West Allis is sold on idea of fixing farmers market
Work will restore facility to the way it looked before crash
West Allis — The estimated $170,000 damage done when a minivan hit a wall of the West Allis Farmers Market will be repaired to make it as close to the original 1930s construction as possible.
West Allis officials had debated whether to save a lot of that money by making that part of the market into an outdoor picnic area, but that idea failed to take hold.
"It's popular the way it is," Alderman Michael Czaplewski said. "Don't mess with success."
Alderwoman Rosalie Reinke concurred: "I consider the market one of our icons in the city."
Also, a number of farmers who said they are happy to sell their produce at the market favored a city decision to rebuild, Reinke said.
City staffers felt it was prudent to bring forth the possibility of a lower-cost picnic area, as well as other ideas, to the Common Council, said Michael Lewis, public works director.
"It was our responsibility to look at all the options," said Lewis, though he indicated that he personally had hoped aldermen would support full restoration.
The market building at 6501 W. National Ave.. was damaged June 6, when a minivan hit a wall in the oldest section, collapsing it and part of the roof. The driver, an employee of a food vendor, was trying to get to a selling spot on the street. The impact left a thigh-high heap of rubble and a hanging roof section.
Because the accident happened so early in the season, only two vendors were materially affected. One sold his goods under a tent all summer. As the cleanup progressed, the impact on sellers and buyers was minimized, officials said.

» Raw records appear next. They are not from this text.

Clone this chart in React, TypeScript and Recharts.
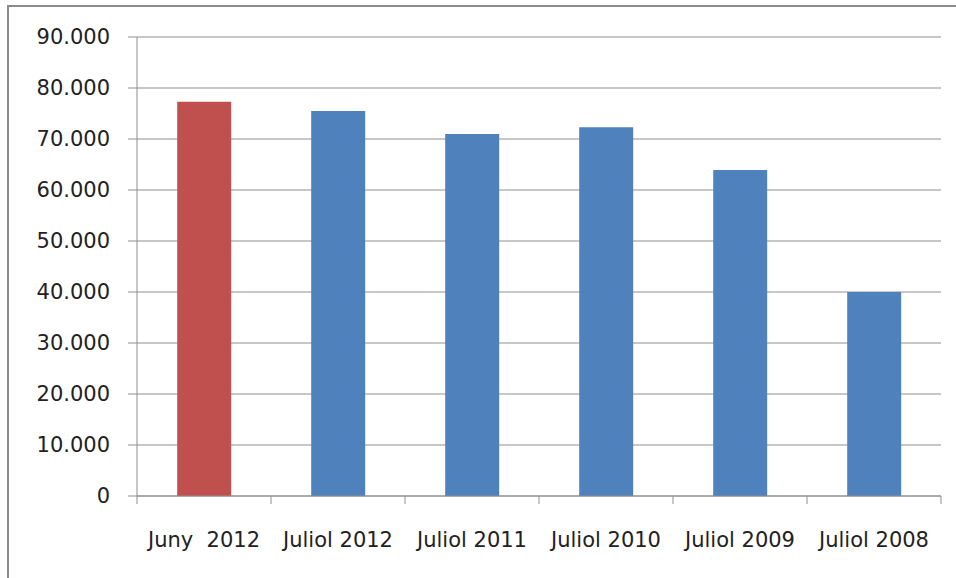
import React from 'react';
import { BarChart, Bar, XAxis, YAxis, CartesianGrid, Cell } from 'recharts';

const categories = ['Juny  2012', 'Juliol 2012', 'Juliol 2011', 'Juliol 2010', 'Juliol 2009', 'Juliol 2008'];
const values = [77300, 75500, 71000, 72300, 63900, 40000];
const barColors = ['#C0504D', '#4F81BD', '#4F81BD', '#4F81BD', '#4F81BD', '#4F81BD'];
const yTicks = [0, 10000, 20000, 30000, 40000, 50000, 60000, 70000, 80000, 90000];

const data = categories.map((c, i) => ({ name: c, value: values[i] }));

const fmt = (v: number) => {
  const s = String(Math.round(v));
  return s.replace(/\B(?=(\d{3})+(?!\d))/g, '.');
};

const GRID = '#8f8f8f';
const TEXT = '#222';
const FONT = '"DejaVu Sans", Verdana, sans-serif';

const CatTick = (props: any) => {
  const { x, y, payload, index, visibleTicksCount } = props;
  const half = payload?.offset ?? 0;
  const axisY = y - 36;
  return (
    <g>
      <line x1={x - half} x2={x - half} y1={axisY} y2={axisY + 8} stroke={GRID} strokeWidth={1} />
      {index === visibleTicksCount - 1 && (
        <line x1={x + half} x2={x + half} y1={axisY} y2={axisY + 8} stroke={GRID} strokeWidth={1} />
      )}
      <text
        x={x}
        y={y}
        dy="0.71em"
        textAnchor="middle"
        fill={TEXT}
        fontSize={21}
        fontFamily={FONT}
        style={{ whiteSpace: 'pre' }}
      >
        {payload.value}
      </text>
    </g>
  );
};

export default function App() {
  return (
    <div style={{ position: 'absolute', left: 0, top: 0, width: 956, height: 578, background: '#fff', overflow: 'hidden' }}>
      <div
        style={{
          position: 'absolute',
          left: 7,
          top: 5,
          width: 1000,
          height: 1000,
          borderLeft: '2px solid #8a8a8a',
          borderTop: '2px solid #8a8a8a',
        }}
      />
      <div style={{ position: 'absolute', left: 0, top: 0 }}>
        <BarChart
          width={956}
          height={578}
          data={data}
          margin={{ top: 37, right: 15, bottom: 0, left: 0 }}
          barCategoryGap="30%"
        >
          <CartesianGrid vertical={false} stroke={GRID} strokeWidth={1} />
          <XAxis
            dataKey="name"
            height={82}
            axisLine={{ stroke: GRID }}
            tickLine={false}
            tickSize={0}
            tickMargin={36}
            interval={0}
            tick={<CatTick />}
          />
          <YAxis
            width={137}
            domain={[0, 90000]}
            ticks={yTicks}
            interval={0}
            axisLine={{ stroke: GRID }}
            tickLine={{ stroke: GRID }}
            tickSize={9}
            tickMargin={18}
            tickFormatter={fmt}
            tick={{ fill: TEXT, fontSize: 21, fontFamily: FONT }}
          />
          <Bar dataKey="value" isAnimationActive={false}>
            {data.map((d, i) => (
              <Cell key={d.name} fill={barColors[i]} />
            ))}
          </Bar>
        </BarChart>
      </div>
    </div>
  );
}
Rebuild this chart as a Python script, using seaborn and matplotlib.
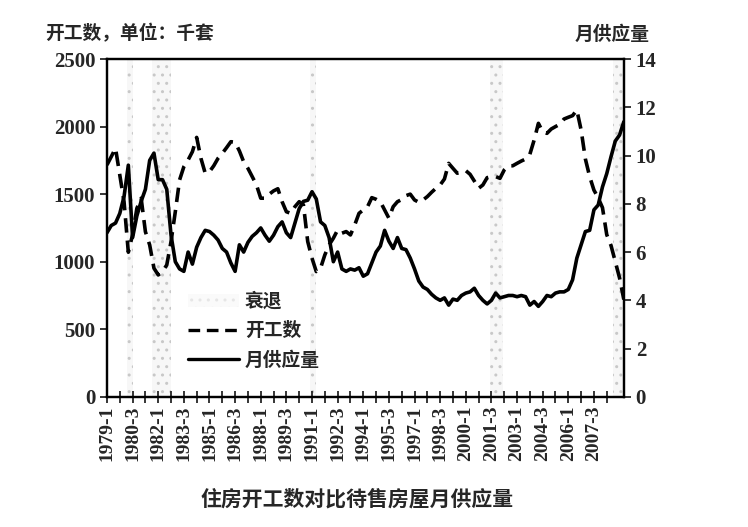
import numpy as np
import pandas as pd
import seaborn as sns
import matplotlib
matplotlib.use("Agg")
import matplotlib.pyplot as plt
from matplotlib.patches import Patch
from matplotlib.lines import Line2D

# quarterly, 1979-Q1 .. 2009-Q2
starts = [1716, 1777, 1840, 1642, 1444, 1070, 1200, 1395, 1470, 1222,
          1124, 952, 902, 927, 976, 1149, 1370, 1605, 1703, 1753,
          1814, 1920, 1765, 1655, 1666, 1710, 1765, 1802, 1844, 1888,
          1884, 1820, 1740, 1691, 1630, 1568, 1470, 1470, 1500, 1524,
          1540, 1444, 1370, 1358, 1407, 1444, 1420, 1149, 1026, 927,
          952, 1050, 1124, 1174, 1235, 1211, 1223, 1198, 1272, 1358,
          1383, 1407, 1474, 1462, 1444, 1383, 1322, 1407, 1444, 1460,
          1489, 1500, 1457, 1440, 1457, 1482, 1514, 1543, 1568, 1612,
          1728, 1691, 1655, 1662, 1674, 1647, 1597, 1543, 1568, 1622,
          1630, 1630, 1617, 1679, 1710, 1710, 1728, 1745, 1760, 1795,
          1900, 2024, 1962, 1950, 1982, 2000, 2017, 2056, 2069, 2081,
          2123, 1975, 1760, 1630, 1530, 1472, 1400, 1200, 1120, 1000,
          880, 720]
supply = [6.8, 7.1, 7.2, 7.6, 8.3, 9.6, 6.6, 7.5, 8.1, 8.6,
          9.8, 10.1, 9.0, 9.0, 8.6, 6.7, 5.6, 5.3, 5.2, 6.0,
          5.5, 6.2, 6.6, 6.9, 6.85, 6.7, 6.5, 6.15, 6.0, 5.55,
          5.2, 6.3, 6.0, 6.4, 6.65, 6.8, 7.0, 6.7, 6.45, 6.7,
          7.05, 7.25, 6.8, 6.6, 7.2, 7.8, 8.1, 8.15, 8.5, 8.2,
          7.25, 7.1, 6.6, 5.6, 6.0, 5.3, 5.2, 5.3, 5.25, 5.35,
          5.0, 5.1, 5.55, 6.0, 6.25, 6.9, 6.45, 6.15, 6.6, 6.15,
          6.1, 5.75, 5.3, 4.8, 4.55, 4.45, 4.25, 4.1, 4.0, 4.1,
          3.8, 4.05, 4.0, 4.2, 4.3, 4.35, 4.5, 4.2, 4.0, 3.85,
          4.0, 4.3, 4.1, 4.15, 4.2, 4.2, 4.15, 4.2, 4.15, 3.8,
          3.95, 3.75, 3.95, 4.2, 4.15, 4.3, 4.35, 4.35, 4.45, 4.85,
          5.75, 6.3, 6.85, 6.9, 7.75, 7.95, 8.7, 9.25, 9.95, 10.6,
          10.85, 11.4]
recessions = [(4.6, 6.2), (10.5, 15.1), (47.5, 49.0), (89.6, 92.7), (118.5, 121.0)]

labels = [f"{1979 + i // 4}-{i % 4 + 1}" for i in range(len(starts))]
df = pd.DataFrame({"t": np.arange(len(starts)), "starts": starts, "supply": supply})

sns.set_style("white")
serif = ["Liberation Serif", "DejaVu Serif"]
cjk = ["Noto Sans CJK SC", "DejaVu Sans"]

fig = plt.figure(figsize=(7.48, 5.27), dpi=100)
ax = fig.add_axes([0.143, 0.247, 0.691, 0.641])
ax2 = ax.twinx()

for a, b in recessions:
    ax.axvspan(a, b, facecolor="#f7f7f7", edgecolor="#c8c8c8", hatch="..", linewidth=0, zorder=0)

sns.lineplot(data=df, x="t", y="starts", ax=ax, color="black", linewidth=2.6,
             linestyle=(0, (4, 2.2)))
sns.lineplot(data=df, x="t", y="supply", ax=ax2, color="black", linewidth=2.6)

ax.set_xlim(0, 121)
ax.set_ylim(0, 2500)
ax2.set_ylim(0, 14)
ax.set_yticks(range(0, 2501, 500))
ax2.set_yticks(range(0, 15, 2))
ax.set_xticks(df["t"][:115:6])
ax.set_xticklabels(labels[:115:6], rotation=90)
ax.set_xticks(np.arange(3, 121, 6), minor=True)
ax.set_xlabel("")
ax.set_ylabel("")
ax2.set_ylabel("")

for a in (ax, ax2):
    for s in a.spines.values():
        s.set_color("black")
        s.set_linewidth(1.6)
ax.tick_params(axis="x", which="both", direction="inout", length=8, width=1.3, bottom=True, pad=2)
ax.tick_params(axis="y", direction="out", length=5, width=1.3, left=True)
ax2.tick_params(axis="y", direction="out", length=5, width=1.3, right=True)
for lab in ax.get_xticklabels():
    lab.set_fontfamily(serif)
    lab.set_fontweight("bold")
    lab.set_fontsize(14)
for lab in ax.get_yticklabels() + ax2.get_yticklabels():
    lab.set_fontfamily(serif)
    lab.set_fontweight("bold")
    lab.set_fontsize(15)

fig.text(0.06, 0.925, "开工数，单位：千套", family=cjk, fontsize=13.5, fontweight="bold")
fig.text(0.768, 0.925, "月供应量", family=cjk, fontsize=13.5, fontweight="bold")
fig.text(0.477, 0.04, "住房开工数对比待售房屋月供应量", family=cjk, fontsize=15,
         fontweight="bold", ha="center")

handles = [Patch(facecolor="#fafafa", edgecolor="#e6e6e6", hatch="..", linewidth=0),
           Line2D([], [], color="black", linewidth=2.4, linestyle=(0, (3.5, 2))),
           Line2D([], [], color="black", linewidth=2.4)]
leg = ax.legend(handles, ["衰退", "开工数", "月供应量"], loc="upper left",
                bbox_to_anchor=(0.125, 0.36), frameon=False, handlelength=2.7,
                handletextpad=0.3, labelspacing=0.55,
                prop={"family": cjk, "size": 13.5, "weight": "bold"})

fig.savefig("out.png", dpi=100)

The city is insured for the rebuilding cost, Lewis said. But the state municipal insurance program that covers the city will likely try to recover the expense from the vendor or driver, he said.
Undamaged bricks and decorative panels have been saved for the work. Although it may be impossible to match some building elements, people walking past or even shopping at the market will probably not notice, Lewis said.
"Some of the materials and techniques just aren't done these days," Lewis said.
But to come as close as possible, Lewis said he will ask the architectural firm that did the remodeling at the market several years ago to submit a proposal to rebuild. They might still be able to get more of the building materials they used on the original remodeling, he said, and they understand the 1930s architecture.
The project will go out for bids later this year, Lewis said. If they come in at the expected cost and the council awards a contract, construction should start in spring, he said.